In the study, researchers compared the responses to stimuli of participants with no particular experience with snakes and spiders, to that of snake and spider experts.
“Previous research has argued that snakes and spiders attract preferential attention (they capture attention very quickly) and that during this early processing a negative (fear) response is generated… as an implicit and indexed subconscious [action],” Dr Purkis said.
“We showed that although everyone preferentially attends to snakes or spiders in the environment as they are potentially dangerous, only inexperienced participants display a negative response.”
The study is the first to establish a clear difference between preferential attention and the accompanying emotional response: that is, that you can preferentially attend to something without a negative emotional response being elicited.
Dr Purkis said the findings could significantly increase understanding about the basic cognitive and emotional processes involved in the acquisition and maintenance of fear.

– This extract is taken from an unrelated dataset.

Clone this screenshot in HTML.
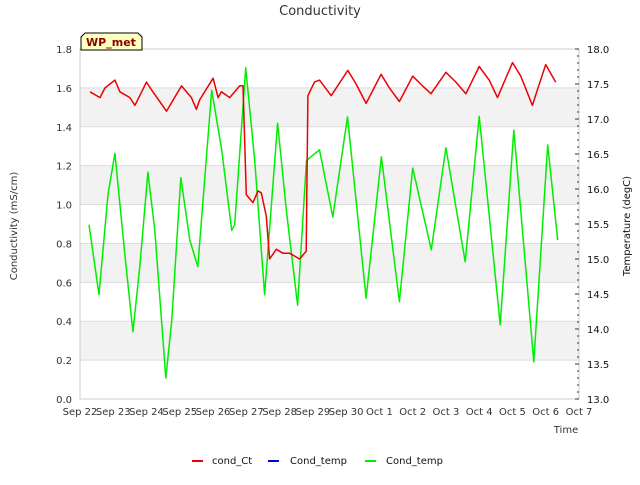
<!DOCTYPE html>
<html><head><meta charset="utf-8"><style>
body{margin:0;background:#fff;font-family:"Liberation Sans","DejaVu Sans",sans-serif}
svg text{font-family:"DejaVu Sans","Liberation Sans",sans-serif}
</style></head><body>
<svg id="c" width="640" height="480" xmlns="http://www.w3.org/2000/svg"></svg>
<script>
const xTickLabels=["Sep 22","Sep 23","Sep 24","Sep 25","Sep 26","Sep 27","Sep 28","Sep 29","Sep 30","Oct 1","Oct 2","Oct 3","Oct 4","Oct 5","Oct 6","Oct 7"];
const leftTicks=[0,0.2,0.4,0.6,0.8,1.0,1.2,1.4,1.6,1.8];
const rightTicks=[13,13.5,14,14.5,15,15.5,16,16.5,17,17.5,18];
const condT=[0.3,0.6,0.75,1.05,1.2,1.5,1.65,2.0,2.15,2.6,3.05,3.35,3.5,3.6,4.0,4.15,4.25,4.5,4.8,4.9,5.0,5.2,5.35,5.45,5.6,5.7,5.9,6.1,6.3,6.6,6.8,6.85,7.05,7.2,7.55,8.05,8.3,8.6,9.05,9.3,9.6,10.0,10.3,10.55,11.0,11.3,11.6,12.0,12.3,12.55,13.0,13.25,13.6,13.75,14.0,14.3];
const condV=[1.58,1.55,1.60,1.64,1.58,1.55,1.51,1.63,1.59,1.48,1.61,1.55,1.49,1.54,1.65,1.55,1.58,1.55,1.61,1.61,1.05,1.01,1.07,1.06,0.94,0.72,0.77,0.75,0.75,0.72,0.76,1.56,1.63,1.64,1.56,1.69,1.62,1.52,1.67,1.60,1.53,1.66,1.61,1.57,1.68,1.63,1.57,1.71,1.64,1.55,1.73,1.66,1.51,1.59,1.72,1.63];
const tempT=[0.27,0.57,0.84,1.05,1.32,1.59,1.8,2.04,2.25,2.58,2.76,3.03,3.3,3.54,3.96,4.26,4.56,4.65,4.98,5.25,5.55,5.94,6.2,6.54,6.81,7.2,7.6,8.04,8.6,9.06,9.6,10.0,10.56,11.0,11.58,12.0,12.63,13.04,13.64,14.06,14.36];
const tempV=[15.49,14.49,15.91,16.51,15.2,13.96,14.91,16.24,15.41,13.3,14.13,16.16,15.27,14.89,17.41,16.56,15.41,15.49,17.73,16.41,14.49,16.94,15.7,14.34,16.41,16.56,15.6,17.03,14.44,16.46,14.39,16.3,15.13,16.59,14.96,17.04,14.06,16.84,13.53,16.63,15.27];
const X0=80,X1=579,Y0=399,Y1=49;
const xs=t=>X0+t*(X1-X0)/15;
const yl=v=>Y0-v*(Y0-Y1)/1.8;
const yr=v=>Y0-(v-13)*(Y0-Y1)/5;
const svg=document.getElementById('c');
const NS="http://www.w3.org/2000/svg";
function mk(tag,a,txt){const e=document.createElementNS(NS,tag);for(const k in a)e.setAttribute(k,a[k]);if(txt!==undefined)e.textContent=txt;svg.appendChild(e);return e;}
for(let i=0;i<leftTicks.length-1;i++){ if(i%2===1){
 const r=mk('rect',{x:X0,y:yl(leftTicks[i+1]),width:X1-X0,height:yl(leftTicks[i])-yl(leftTicks[i+1]),fill:'#f2f2f2'});
 
 }}
leftTicks.forEach(v=>{
 const l=mk('line',{x1:X0,x2:X1,y1:yl(v),y2:yl(v),stroke:'#dcdcdc','stroke-width':1});
 
 
 const t=mk('text',{x:X0-8,y:yl(v)+4,'text-anchor':'end','font-size':10,fill:'#333'},v.toFixed(1));
 
 
});
const ax=mk('rect',{x:X0,y:Y1,width:X1-X0,height:Y0-Y1,fill:'none',stroke:'#ccc'});


rightTicks.forEach((v,i)=>{
 const t=mk('text',{x:X1+8,y:yr(v)+4,'font-size':10,fill:'#111'},v.toFixed(1));
 
 
 mk('line',{x1:X1-4,x2:X1,y1:yr(v),y2:yr(v),stroke:'#333'});
 if(i<rightTicks.length-1)for(let k=1;k<5;k++){const yy=yr(v+k*0.1);mk('line',{x1:X1-2,x2:X1,y1:yy,y2:yy,stroke:'#333'});}
});
xTickLabels.forEach((s,i)=>{
 const t=mk('text',{x:xs(i),y:Y0+16,'text-anchor':'middle','font-size':10,fill:'#333'},s);
 
 
});
function path(T,V,f,col,name){
 const d=T.map((t,i)=>(i?'L':'M')+xs(t).toFixed(1)+','+f(V[i]).toFixed(1)).join('');
 const p=mk('path',{d:d,fill:'none',stroke:col,'stroke-width':1.5,'stroke-linejoin':'round'});
 
 
}
path(tempT,tempV,yr,'#00ee00','cond-temp-line');
path(condT,condV,yl,'#ee0000','cond-ct-line');
</script>
<svg style="position:absolute;left:0;top:0" width="640" height="480" xmlns="http://www.w3.org/2000/svg">
<text x="320" y="15" text-anchor="middle" font-size="13" fill="#333">Conductivity</text>
<text x="566" y="433" text-anchor="middle" font-size="10" fill="#333">Time</text>
<text x="17" y="226" text-anchor="middle" font-size="10" fill="#333" transform="rotate(-90 17 226)">Conductivity (mS/cm)</text>
<text x="630" y="226" text-anchor="middle" font-size="10" fill="#111" transform="rotate(-90 630 226)">Temperature (degC)</text>
<g><path d="M81,50 L81,37 L85,33 L138,33 L142,37 L142,50 Z" fill="#ffffc0" stroke="#000"/><text x="111" y="46" text-anchor="middle" font-size="11" font-weight="bold" fill="#8b0000">WP_met</text></g>
<g>
<line x1="192" y1="461" x2="203" y2="461" stroke="#ee0000" stroke-width="2"/><text x="212" y="464" font-size="10" fill="#111">cond_Ct</text>
<line x1="268" y1="461" x2="279" y2="461" stroke="#0000dd" stroke-width="2"/><text x="290" y="464" font-size="10" fill="#111">Cond_temp</text>
<line x1="365" y1="461" x2="376" y2="461" stroke="#00ee00" stroke-width="2"/><text x="386" y="464" font-size="10" fill="#111">Cond_temp</text>
</g>
</svg>
</body></html>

“If we understand the relationship between preferential attention and emotion it will help us understand how a stimulus goes from being perceived as potentially dangerous, to eliciting an emotional response and to being associated with phobia,” she said.
“[This] could give us some information about the way people need to deal with snakes and spiders in order to minimise negative emotional responses.”
Researchers are now planning a follow-up study, which will test their theory that love and fear, or phobia, involve the same basic attention mechanism.
“We are interested in testing animal stimuli for animal lovers to see whether these stimuli, a dog for a breeder for instance, have access to preferential attention [in the same way as snakes and spiders do for those with phobias of them].
“I am also interested in the difference that we saw in our previous work between preferential attention, and the emotional response that is elicited after this initial processing."
The study calls for volunteers who work with or own dogs, cats, horses, cattle, snakes and spiders and also general members of the public who will form a control group.
“I also need people who are allergic to dogs or cats, people who are apprehensive of snakes and spiders, and people who have no fear of snakes and spiders but don't explicitly work with them,” Dr Purkis said.
“[Additionally, we're looking to get in touch with] people who are willing to have their pets (dogs, cats, horses, cattle, snakes, spiders) photographed for use as experimental stimuli.”